Mohammad, Amanullah and Abdul have been friends for over ten years. They are carpenters who work together in Kandahar City. On June 4, 2006, they were finishing a large window frame when a suicide bomber blew himself up just outside their shop. The bomber was targeting a convoy of Canadian troops; as with all injured civilians, the three carpenters were simply in the wrong place at the wrong time.
The three friends were all injured. Pieces of shrapnel became embedded in their legs, arms and faces. Mohammad and Abdul were so badly burned that they were flown to Pakistan where they stayed for a month. “The doctors were looking at me as if I was a dead man,” Abdul told me. Over two years after the incident, the skin on his face and arms is still mottled and scarred from the burns.
The carpenters paid for their hospital treatment by selling their cars and furniture and by relying heavily on the assistance of family members and friends.

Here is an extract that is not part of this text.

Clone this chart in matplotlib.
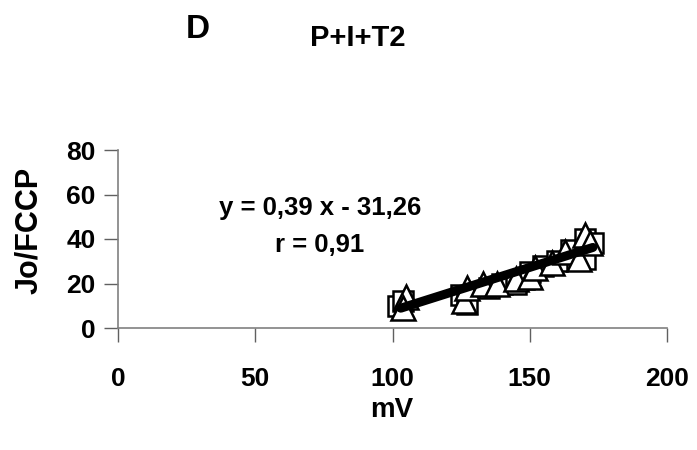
import matplotlib
matplotlib.use("Agg")
import matplotlib.pyplot as plt
import numpy as np

plt.rcParams['font.family'] = ['Liberation Sans', 'DejaVu Sans']
plt.rcParams['font.weight'] = 'bold'

# data
sq_x = [102, 104, 125, 127, 135, 140, 145, 148, 150, 155, 160, 165, 170, 173, 170]
sq_y = [10, 12, 15, 11, 18, 20, 20, 22, 25, 28, 30, 35, 40, 38, 31]
tri_x = [105, 104, 126, 127, 133, 138, 145, 150, 152, 158, 163, 168, 170, 172]
tri_y = [14, 9, 12, 18, 20, 20, 22, 23, 27, 29, 34, 31, 42, 38]
slope, intercept = 0.39, -31.26
fit_x = [103, 173]
x_ticks = [0, 50, 100, 150, 200]
y_ticks = [0, 20, 40, 60, 80]

fig = plt.figure(figsize=(6.97, 4.5), dpi=100)
ax = fig.add_axes([118/697, 1-328/450, (667-118)/697, (328-150)/450])

ax.plot(sq_x, sq_y, linestyle='none', marker='s', markersize=14, markerfacecolor='white',
        markeredgecolor='black', markeredgewidth=1.8)
ax.plot(tri_x, tri_y, linestyle='none', marker='^', markersize=17, markerfacecolor='white',
        markeredgecolor='black', markeredgewidth=1.8)
fx = np.array(fit_x)
ax.plot(fx, slope*fx + intercept, color='black', linewidth=6.5, solid_capstyle='round')

ax.set_xlim(0, 200)
ax.set_ylim(0, 80)
ax.set_xticks(x_ticks)
ax.set_yticks(y_ticks)
for s in ['top', 'right']:
    ax.spines[s].set_visible(False)
for s in ['left', 'bottom']:
    ax.spines[s].set_color('#808080')
    ax.spines[s].set_linewidth(1.2)
ax.tick_params(axis='both', direction='out', length=10, width=1.0, colors='#606060',
               labelcolor='black', labelsize=19)
ax.tick_params(axis='x', pad=18)
ax.tick_params(axis='y', pad=6)
for lab in ax.get_xticklabels() + ax.get_yticklabels():
    lab.set_fontweight('bold')

ax.set_xlabel('mV', fontsize=20, fontweight='bold')
ax.set_ylabel('Jo/FCCP', fontsize=22, fontweight='bold')
ax.xaxis.set_label_coords(0.499, -0.46)
ax.yaxis.set_label_coords(-0.162, 0.55)
ax.xaxis.label.set_va('center')
ax.yaxis.label.set_va('center')

ax.text(73.5, 54, 'y = 0,39 x - 31,26', ha='center', va='center', fontsize=18.5, fontweight='bold')
ax.text(73.5, 37.5, 'r = 0,91', ha='center', va='center', fontsize=18.5, fontweight='bold')

fig.text(198/697, 1-30/450, 'D', ha='center', va='center', fontsize=24, fontweight='bold')
fig.text(358/697, 1-38/450, 'P+I+T2', ha='center', va='center', fontsize=21, fontweight='bold')

fig.savefig('out.png', dpi=100)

They now have debts that make it very difficult to survive. The men finally received some assistance when ACAP approached them in January 2007. ACAP agreed to provide them with funding for their carpentry business, with tailoring training for their family members, with stationary for their children and with medical treatment.
I met these men on the day that they were collecting the ACAP assistance. I asked them what the aid meant to them. Mohammad summed up the sentiments felt by all the men: “We are hoping to make an income with the assistance we got. Nowadays, if you get a piece of bread from someone, you are happy. So this aid is very important. It will help to expand my supplies and to expand business. It will bring positive effects to my family. With this business, we can pay off the loans that we owe to people.”